Both the ruling Labor Party and the opposition Liberal Party appear to have won 24 seats each in the 59-seat Western Australian parliament, leaving the National Party with the balance of power, the Australian Broadcasting Corporation (ABC) reported.

While the National Party is traditionally more likely to form a coalition government with the Liberals, the National's state leader Brendon Grylls said Sunday he was open to negotiations with both parties.

"The Nationals can work with anybody," he told ABC.

Labor Premier Alan Carpenter, who has vowed to enshrine a ban on mining yellowcake in law if he is re-elected, said it could take some time for the outcome of the election to be determined.

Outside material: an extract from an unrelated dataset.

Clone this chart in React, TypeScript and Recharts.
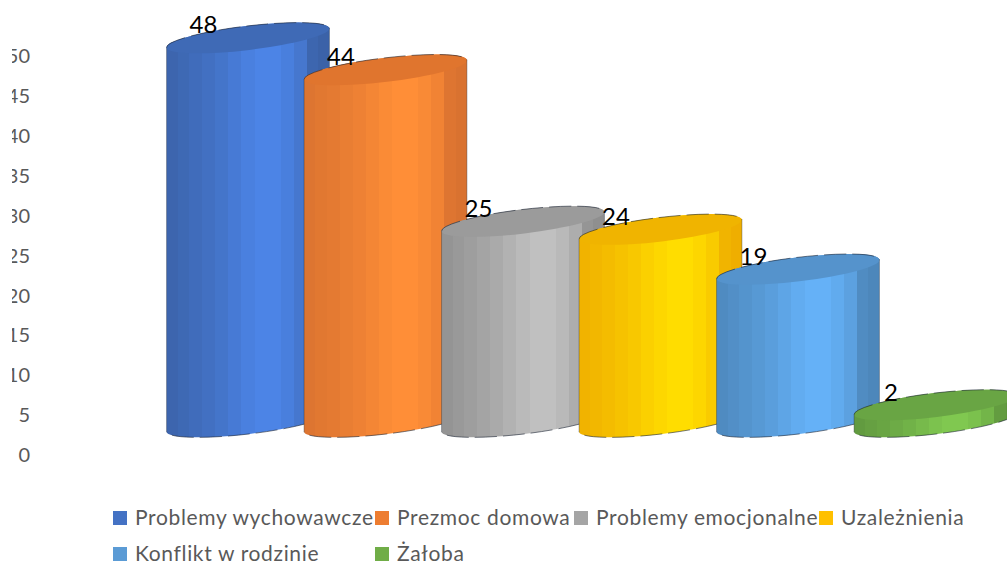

But the opposition conservative Liberal Party said voters had clearly rejected the Labor government, with swings of up to 6.0 per cent in some seats away from Carpenter's administration.

"They (voters) have created the situation where we could - could - form a government," opposition Liberal leader Colin Barnett said late Saturday.

"That is what I believe the people of this state want to happen."

If Carpenter loses government he would be the first state Labor leader to do so in a decade and the first since Rudd swept long-time Liberal leader John Howard from federal office in November 2007.

With its vast iron ore, natural gas and other mineral deposits, Western Australia's coffers are benefitting from massive demand for raw materials and energy from rapidly industrialising Asia.